A zona do euro criou 1,2 milhões de empregos em um ano, quase a metade em Espanha

 Em sua entrevista coletiva de quinta-feira, Draghi foi mais cauteloso. O italiano não quer se apressar e pôr em risco a situação com uma volta muito cedo a uma política monetária mais convencional. Esse é um sinal de que os tempos de normalidade ainda não chegaram à zona do euro.

Itália e Grécia, os dois focos de preocupação

Um sistema político incapaz de se reformar e de oferecer estabilidade, bancos em estado de coma e dados macroeconômicos fracos. A Itália é agora o país doente da Europa. “O risco maior está na Itália e em seu setor financeiro. A situação neste momento parece acalmada, mas isso pode mudar à medida que nos aproximemos das eleições”, afirma Bert Colijn, analista do banco ING.
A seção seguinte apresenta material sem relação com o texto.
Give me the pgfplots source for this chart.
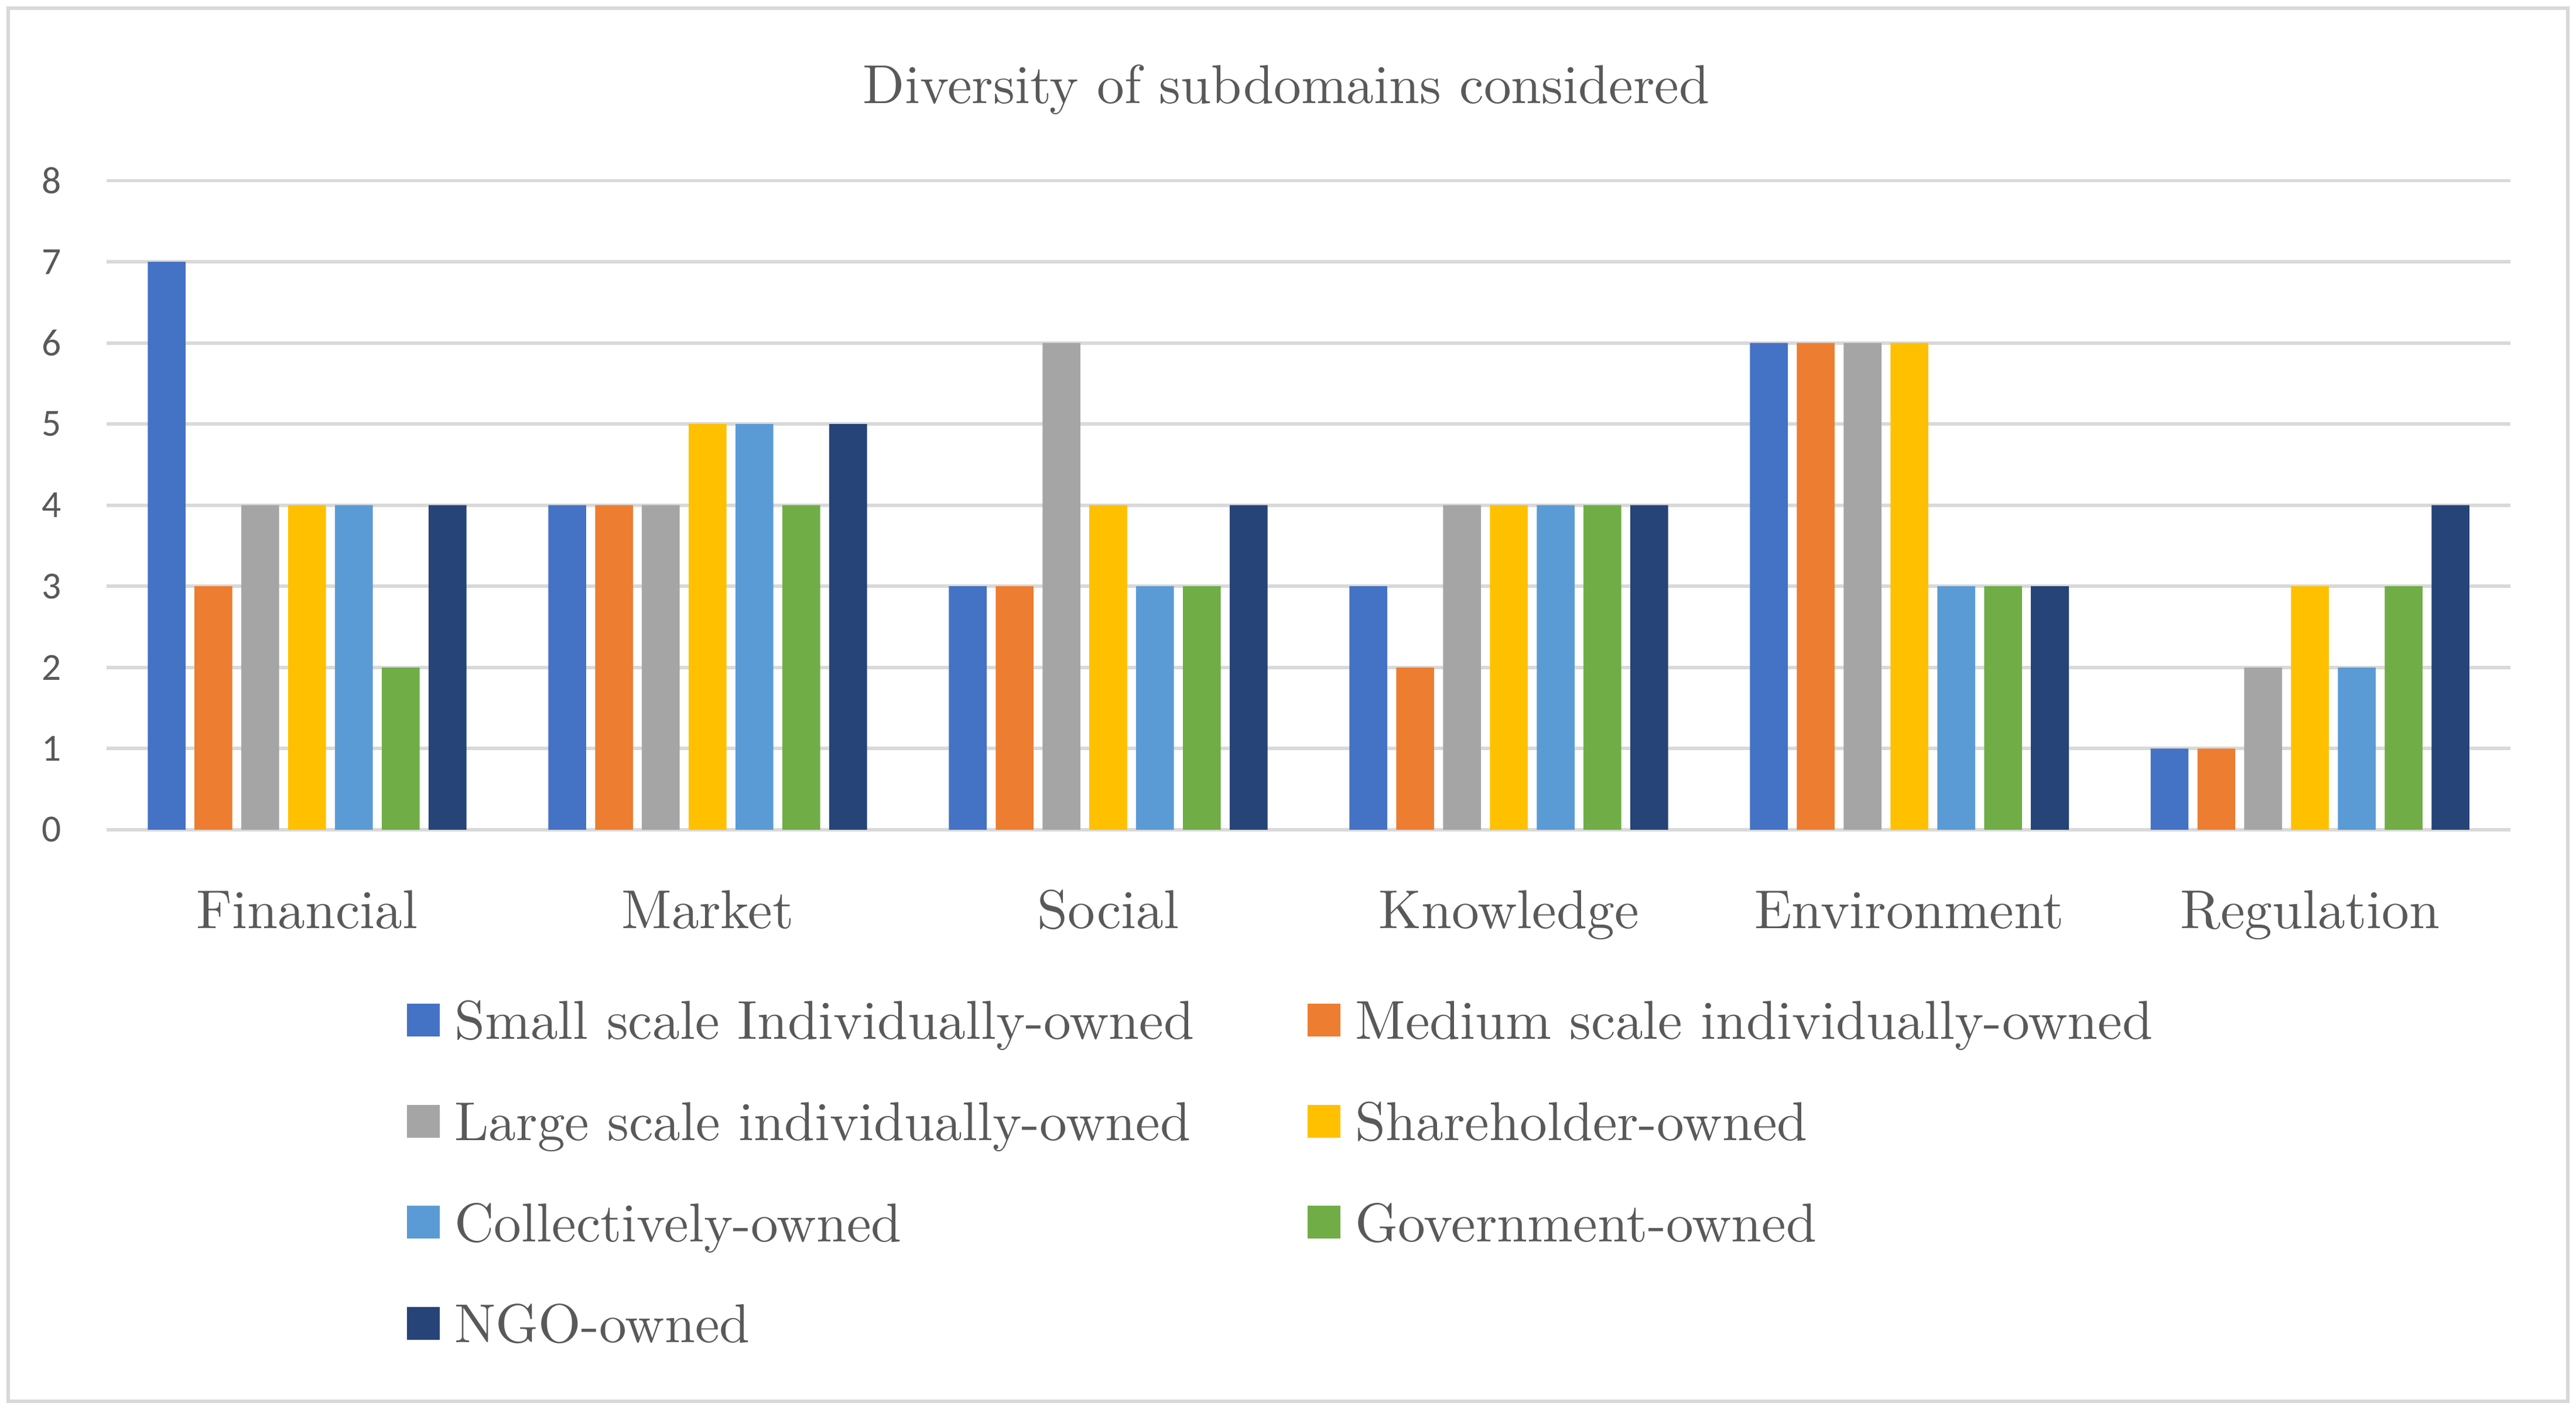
\documentclass[border=0pt]{standalone}
\usepackage{fontspec}
\usepackage{pgfplots}
\pgfplotsset{compat=1.18}
\newfontfamily\carlito{Carlito}
\definecolor{txt}{HTML}{595959}
\definecolor{gridc}{HTML}{D9D9D9}
\definecolor{c1}{HTML}{4472C4}
\definecolor{c2}{HTML}{ED7D31}
\definecolor{c3}{HTML}{A5A5A5}
\definecolor{c4}{HTML}{FFC000}
\definecolor{c5}{HTML}{5B9BD5}
\definecolor{c6}{HTML}{70AD47}
\definecolor{c7}{HTML}{264478}
\begin{document}
\begin{tikzpicture}
\begin{scope}[x=0.3pt,y=0.3pt]
  \path (-65,-355) rectangle (1503,505);
  \draw[gridc, line width=0.6pt] (-60,-348) rectangle (1498,500);
  \node[anchor=base, text=txt, font=\fontsize{10}{12}\selectfont] at (718,442) {Diversity of subdomains considered};
\end{scope}
\begin{axis}[
  scale only axis,
  width=438.9pt, height=118.5pt,
  ybar=1.65pt, bar width=6.9pt,
  xmin=-0.5, xmax=5.5, ymin=0, ymax=8,
  xtick={0,1,2,3,4,5},
  xticklabels={Financial,Market,Social,Knowledge,Environment,Regulation},
  ytick={0,1,...,8},
  major tick length=0pt,
  axis line style={draw=none},
  ymajorgrids,
  major grid style={draw=gridc, line width=0.6pt},
  /pgf/number format/assume math mode=true,
  xticklabel style={anchor=base, yshift=-18pt, text=txt, font=\fontsize{10}{12}\selectfont},
  yticklabel style={xshift=-4.8pt, text=txt, font=\carlito\fontsize{7}{8}\selectfont},
  legend columns=2,
  legend cell align=left,
  legend style={at={(0.1176,-0.2456)}, anchor=north west, draw=none, text=txt,
    font=\fontsize{10}{12}\selectfont, row sep=9.45pt, column sep=2.7pt,
    nodes={inner sep=0pt, text height=7pt, text depth=2pt},
    /tikz/every even column/.append style={column sep=20.7pt}},
  legend image code/.code={\fill[#1] (0pt,-2pt) rectangle (6pt,4pt);},
]
\addplot[fill=c1, draw=none] coordinates {(0,7) (1,4) (2,3) (3,3) (4,6) (5,1)};
\addplot[fill=c2, draw=none] coordinates {(0,3) (1,4) (2,3) (3,2) (4,6) (5,1)};
\addplot[fill=c3, draw=none] coordinates {(0,4) (1,4) (2,6) (3,4) (4,6) (5,2)};
\addplot[fill=c4, draw=none] coordinates {(0,4) (1,5) (2,4) (3,4) (4,6) (5,3)};
\addplot[fill=c5, draw=none] coordinates {(0,4) (1,5) (2,3) (3,4) (4,3) (5,2)};
\addplot[fill=c6, draw=none] coordinates {(0,2) (1,4) (2,3) (3,4) (4,3) (5,3)};
\addplot[fill=c7, draw=none] coordinates {(0,4) (1,5) (2,4) (3,4) (4,3) (5,4)};
\legend{Small scale Individually-owned, Medium scale individually-owned,
  Large scale individually-owned, Shareholder-owned,
  Collectively-owned, Government-owned, NGO-owned}
\end{axis}
\end{tikzpicture}
\end{document}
Como se o tempo estivesse congelado, o problema da Grécia continua existindo. Sua economia voltou a cair no último trimestre de 2016. E os sócios europeus continuam sem abordar o pecado original grego: a sustentabilidade de sua dívida. “A Grécia continuará sendo o grande fardo da zona do euro. Oito anos depois, seus problemas não se resolveram. É um fracasso coletivo dos líderes políticos”, resume Guntram Wolff, do instituto de análise econômica Bruegel.